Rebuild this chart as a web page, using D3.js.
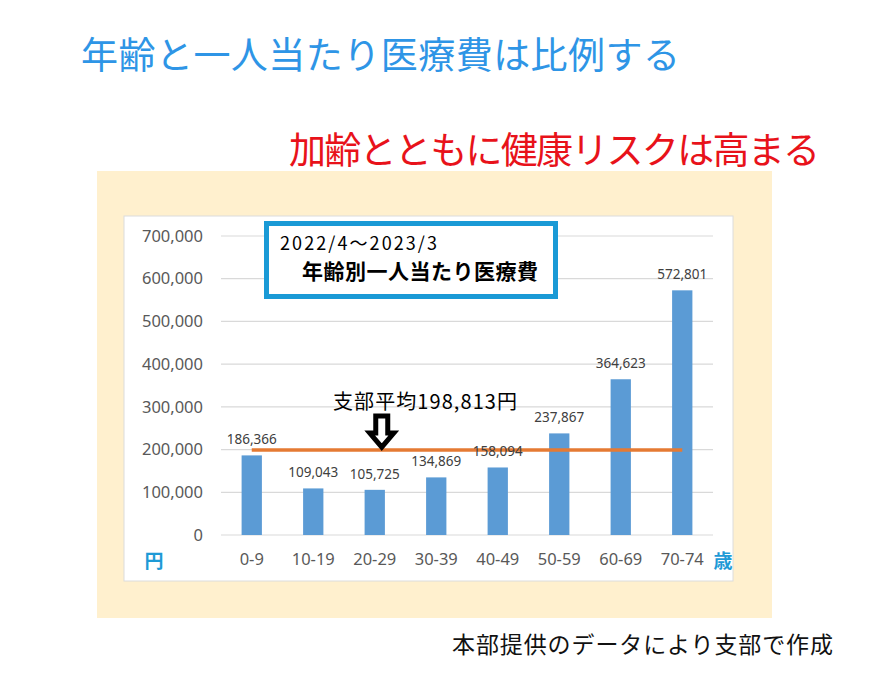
<!DOCTYPE html>
<html>
<head>
<meta charset="utf-8">
<script src="https://cdn.jsdelivr.net/npm/d3@7"></script>
<style>
  body { margin: 0; background: #fff; }
  svg { display: block; }
</style>
</head>
<body>
<script>
// chart data
var ageGroups = ["0-9", "10-19", "20-29", "30-39", "40-49", "50-59", "60-69", "70-74"];
var costPerPerson = [186366, 109043, 105725, 134869, 158094, 237867, 364623, 572801];
var branchAverage = 198813;
var yTicks = [0, 100000, 200000, 300000, 400000, 500000, 600000, 700000];

var width = 886,
  height = 684;

var jp = "'Noto Sans CJK JP', 'Noto Sans', sans-serif";

var svg = d3.select("body")
  .append("svg")
  .attr("width", width)
  .attr("height", height);

svg.append("rect")
  .attr("width", width)
  .attr("height", height)
  .attr("fill", "#fff");

// headings
svg.append("text")
  .attr("x", 81)
  .attr("y", 69)
  .attr("font-family", jp)
  .attr("font-size", 37)
  .attr("textLength", 599)
  .attr("fill", "#2E95E6")
  .text("年齢と一人当たり医療費は比例する");

svg.append("text")
  .attr("x", 289)
  .attr("y", 164)
  .attr("font-family", jp)
  .attr("font-size", 37)
  .attr("textLength", 531)
  .attr("fill", "#E8121A")
  .text("加齢とともに健康リスクは高まる");

// beige panel and white chart area
svg.append("rect")
  .attr("x", 97).attr("y", 171)
  .attr("width", 675).attr("height", 447)
  .attr("fill", "#FFF0CE");

svg.append("rect")
  .attr("x", 124).attr("y", 216)
  .attr("width", 609).attr("height", 365)
  .attr("fill", "#fff")
  .attr("stroke", "#dcdcdc");

// scales
var x = d3.scaleBand()
  .domain(ageGroups)
  .range([221, 713])
  .paddingInner(0.67)
  .paddingOuter(0.335);

var y = d3.scaleLinear()
  .domain([0, 700000])
  .range([535, 236]);

// gridlines
svg.selectAll(".grid")
  .data(yTicks)
  .enter()
  .append("line")
  .attr("class", "grid")
  .attr("x1", 221)
  .attr("x2", 713)
  .attr("y1", function(d) { return y(d); })
  .attr("y2", function(d) { return y(d); })
  .attr("stroke", "#d9d9d9")
  .attr("stroke-width", 1.2);

// y axis labels
var yAxis = svg.append("g")
  .attr("transform", "translate(203,0)")
  .call(d3.axisLeft(y).tickValues(yTicks).tickSize(0).tickPadding(0).tickFormat(d3.format(",")));
yAxis.select(".domain").remove();
yAxis.selectAll("text")
  .attr("font-family", "'Noto Sans', sans-serif")
  .attr("font-size", 16.5)
  .attr("fill", "#595959");

// x axis labels
var xAxis = svg.append("g")
  .attr("transform", "translate(0,553)")
  .call(d3.axisBottom(x).tickSize(0).tickPadding(0));
xAxis.select(".domain").remove();
xAxis.selectAll("text")
  .attr("font-family", "'Noto Sans', sans-serif")
  .attr("font-size", 16.5)
  .attr("fill", "#595959");

// unit labels
svg.append("text")
  .attr("x", 154).attr("y", 568)
  .attr("text-anchor", "middle")
  .attr("font-family", jp)
  .attr("font-weight", "bold")
  .attr("font-size", 19)
  .attr("fill", "#1E9AD6")
  .text("円");

svg.append("text")
  .attr("x", 723).attr("y", 568)
  .attr("text-anchor", "middle")
  .attr("font-family", jp)
  .attr("font-weight", "bold")
  .attr("font-size", 19)
  .attr("fill", "#1E9AD6")
  .text("歳");

// bars
var data = ageGroups.map(function(g, i) {
  return { group: g, value: costPerPerson[i] };
});

svg.selectAll(".bar")
  .data(data)
  .enter()
  .append("rect")
  .attr("class", "bar")
  .attr("x", function(d) { return x(d.group); })
  .attr("y", function(d) { return y(d.value); })
  .attr("width", x.bandwidth())
  .attr("height", function(d) { return y(0) - y(d.value); })
  .attr("fill", "#5B9BD5");

// branch average line
var first = ageGroups[0],
  last = ageGroups[ageGroups.length - 1];
svg.append("line")
  .attr("x1", x(first) + x.bandwidth() / 2)
  .attr("x2", x(last) + x.bandwidth() / 2)
  .attr("y1", y(branchAverage))
  .attr("y2", y(branchAverage))
  .attr("stroke", "#E57A33")
  .attr("stroke-width", 3.5);

// value labels
svg.selectAll(".val")
  .data(data)
  .enter()
  .append("text")
  .attr("class", "val")
  .attr("x", function(d) { return x(d.group) + x.bandwidth() / 2; })
  .attr("y", function(d) { return y(d.value) - 11; })
  .attr("text-anchor", "middle")
  .attr("font-family", "'Noto Sans', sans-serif")
  .attr("font-size", 13.5)
  .attr("fill", "#404040")
  .text(function(d) { return d3.format(",")(d.value); });

// period box
svg.append("rect")
  .attr("x", 266.5).attr("y", 223.5)
  .attr("width", 289).attr("height", 73)
  .attr("fill", "#fff")
  .attr("stroke", "#1A9AD6")
  .attr("stroke-width", 5);

svg.append("text")
  .attr("x", 280).attr("y", 250)
  .attr("font-family", jp)
  .attr("font-size", 18)
  .attr("textLength", 157)
  .attr("fill", "#000")
  .text("2022/4～2023/3");

svg.append("text")
  .attr("x", 302).attr("y", 279)
  .attr("font-family", jp)
  .attr("font-weight", "bold")
  .attr("font-size", 21)
  .attr("textLength", 236)
  .attr("fill", "#000")
  .text("年齢別一人当たり医療費");

// average annotation
svg.append("text")
  .attr("x", 333).attr("y", 409)
  .attr("font-family", jp)
  .attr("font-size", 20)
  .attr("textLength", 184)
  .attr("fill", "#000")
  .text("支部平均" + d3.format(",")(branchAverage) + "円");

var ax = x(ageGroups[2]) + x.bandwidth() / 2 + 7,
  tipY = y(branchAverage) - 1;
var arrow = d3.path();
arrow.moveTo(ax - 6, 416);
arrow.lineTo(ax + 6, 416);
arrow.lineTo(ax + 6, 433);
arrow.lineTo(ax + 12, 433);
arrow.lineTo(ax, tipY - 2);
arrow.lineTo(ax - 12, 433);
arrow.lineTo(ax - 6, 433);
arrow.closePath();
svg.append("path")
  .attr("d", arrow.toString())
  .attr("fill", "#fff")
  .attr("stroke", "#000")
  .attr("stroke-width", 5)
  .attr("stroke-linejoin", "miter");

// source note
svg.append("text")
  .attr("x", 452).attr("y", 653)
  .attr("font-family", jp)
  .attr("font-size", 23)
  .attr("textLength", 381)
  .attr("fill", "#111")
  .text("本部提供のデータにより支部で作成");
</script>
</body>
</html>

+ + + +

_YOUR INSTRUCTIONS_
Copy out every line of the material above exactly, skipping the pictures.

_RESULT OF THIS TASK_
Rebuild this chart as a web page, using D3.js.
<!DOCTYPE html>
<html>
<head>
<meta charset="utf-8">
<script src="https://cdn.jsdelivr.net/npm/d3@7"></script>
<style>
  body { margin: 0; background: #fff; }
  svg { display: block; }
</style>
</head>
<body>
<script>
// chart data
var ageGroups = ["0-9", "10-19", "20-29", "30-39", "40-49", "50-59", "60-69", "70-74"];
var costPerPerson = [186366, 109043, 105725, 134869, 158094, 237867, 364623, 572801];
var branchAverage = 198813;
var yTicks = [0, 100000, 200000, 300000, 400000, 500000, 600000, 700000];

var width = 886,
  height = 684;

var jp = "'Noto Sans CJK JP', 'Noto Sans', sans-serif";

var svg = d3.select("body")
  .append("svg")
  .attr("width", width)
  .attr("height", height);

svg.append("rect")
  .attr("width", width)
  .attr("height", height)
  .attr("fill", "#fff");

// headings
svg.append("text")
  .attr("x", 81)
  .attr("y", 69)
  .attr("font-family", jp)
  .attr("font-size", 37)
  .attr("textLength", 599)
  .attr("fill", "#2E95E6")
  .text("年齢と一人当たり医療費は比例する");

svg.append("text")
  .attr("x", 289)
  .attr("y", 164)
  .attr("font-family", jp)
  .attr("font-size", 37)
  .attr("textLength", 531)
  .attr("fill", "#E8121A")
  .text("加齢とともに健康リスクは高まる");

// beige panel and white chart area
svg.append("rect")
  .attr("x", 97).attr("y", 171)
  .attr("width", 675).attr("height", 447)
  .attr("fill", "#FFF0CE");

svg.append("rect")
  .attr("x", 124).attr("y", 216)
  .attr("width", 609).attr("height", 365)
  .attr("fill", "#fff")
  .attr("stroke", "#dcdcdc");

// scales
var x = d3.scaleBand()
  .domain(ageGroups)
  .range([221, 713])
  .paddingInner(0.67)
  .paddingOuter(0.335);

var y = d3.scaleLinear()
  .domain([0, 700000])
  .range([535, 236]);

// gridlines
svg.selectAll(".grid")
  .data(yTicks)
  .enter()
  .append("line")
  .attr("class", "grid")
  .attr("x1", 221)
  .attr("x2", 713)
  .attr("y1", function(d) { return y(d); })
  .attr("y2", function(d) { return y(d); })
  .attr("stroke", "#d9d9d9")
  .attr("stroke-width", 1.2);

// y axis labels
var yAxis = svg.append("g")
  .attr("transform", "translate(203,0)")
  .call(d3.axisLeft(y).tickValues(yTicks).tickSize(0).tickPadding(0).tickFormat(d3.format(",")));
yAxis.select(".domain").remove();
yAxis.selectAll("text")
  .attr("font-family", "'Noto Sans', sans-serif")
  .attr("font-size", 16.5)
  .attr("fill", "#595959");

// x axis labels
var xAxis = svg.append("g")
  .attr("transform", "translate(0,553)")
  .call(d3.axisBottom(x).tickSize(0).tickPadding(0));
xAxis.select(".domain").remove();
xAxis.selectAll("text")
  .attr("font-family", "'Noto Sans', sans-serif")
  .attr("font-size", 16.5)
  .attr("fill", "#595959");

// unit labels
svg.append("text")
  .attr("x", 154).attr("y", 568)
  .attr("text-anchor", "middle")
  .attr("font-family", jp)
  .attr("font-weight", "bold")
  .attr("font-size", 19)
  .attr("fill", "#1E9AD6")
  .text("円");

svg.append("text")
  .attr("x", 723).attr("y", 568)
  .attr("text-anchor", "middle")
  .attr("font-family", jp)
  .attr("font-weight", "bold")
  .attr("font-size", 19)
  .attr("fill", "#1E9AD6")
  .text("歳");

// bars
var data = ageGroups.map(function(g, i) {
  return { group: g, value: costPerPerson[i] };
});

svg.selectAll(".bar")
  .data(data)
  .enter()
  .append("rect")
  .attr("class", "bar")
  .attr("x", function(d) { return x(d.group); })
  .attr("y", function(d) { return y(d.value); })
  .attr("width", x.bandwidth())
  .attr("height", function(d) { return y(0) - y(d.value); })
  .attr("fill", "#5B9BD5");

// branch average line
var first = ageGroups[0],
  last = ageGroups[ageGroups.length - 1];
svg.append("line")
  .attr("x1", x(first) + x.bandwidth() / 2)
  .attr("x2", x(last) + x.bandwidth() / 2)
  .attr("y1", y(branchAverage))
  .attr("y2", y(branchAverage))
  .attr("stroke", "#E57A33")
  .attr("stroke-width", 3.5);

// value labels
svg.selectAll(".val")
  .data(data)
  .enter()
  .append("text")
  .attr("class", "val")
  .attr("x", function(d) { return x(d.group) + x.bandwidth() / 2; })
  .attr("y", function(d) { return y(d.value) - 11; })
  .attr("text-anchor", "middle")
  .attr("font-family", "'Noto Sans', sans-serif")
  .attr("font-size", 13.5)
  .attr("fill", "#404040")
  .text(function(d) { return d3.format(",")(d.value); });

// period box
svg.append("rect")
  .attr("x", 266.5).attr("y", 223.5)
  .attr("width", 289).attr("height", 73)
  .attr("fill", "#fff")
  .attr("stroke", "#1A9AD6")
  .attr("stroke-width", 5);

svg.append("text")
  .attr("x", 280).attr("y", 250)
  .attr("font-family", jp)
  .attr("font-size", 18)
  .attr("textLength", 157)
  .attr("fill", "#000")
  .text("2022/4～2023/3");

svg.append("text")
  .attr("x", 302).attr("y", 279)
  .attr("font-family", jp)
  .attr("font-weight", "bold")
  .attr("font-size", 21)
  .attr("textLength", 236)
  .attr("fill", "#000")
  .text("年齢別一人当たり医療費");

// average annotation
svg.append("text")
  .attr("x", 333).attr("y", 409)
  .attr("font-family", jp)
  .attr("font-size", 20)
  .attr("textLength", 184)
  .attr("fill", "#000")
  .text("支部平均" + d3.format(",")(branchAverage) + "円");

var ax = x(ageGroups[2]) + x.bandwidth() / 2 + 7,
  tipY = y(branchAverage) - 1;
var arrow = d3.path();
arrow.moveTo(ax - 6, 416);
arrow.lineTo(ax + 6, 416);
arrow.lineTo(ax + 6, 433);
arrow.lineTo(ax + 12, 433);
arrow.lineTo(ax, tipY - 2);
arrow.lineTo(ax - 12, 433);
arrow.lineTo(ax - 6, 433);
arrow.closePath();
svg.append("path")
  .attr("d", arrow.toString())
  .attr("fill", "#fff")
  .attr("stroke", "#000")
  .attr("stroke-width", 5)
  .attr("stroke-linejoin", "miter");

// source note
svg.append("text")
  .attr("x", 452).attr("y", 653)
  .attr("font-family", jp)
  .attr("font-size", 23)
  .attr("textLength", 381)
  .attr("fill", "#111")
  .text("本部提供のデータにより支部で作成");
</script>
</body>
</html>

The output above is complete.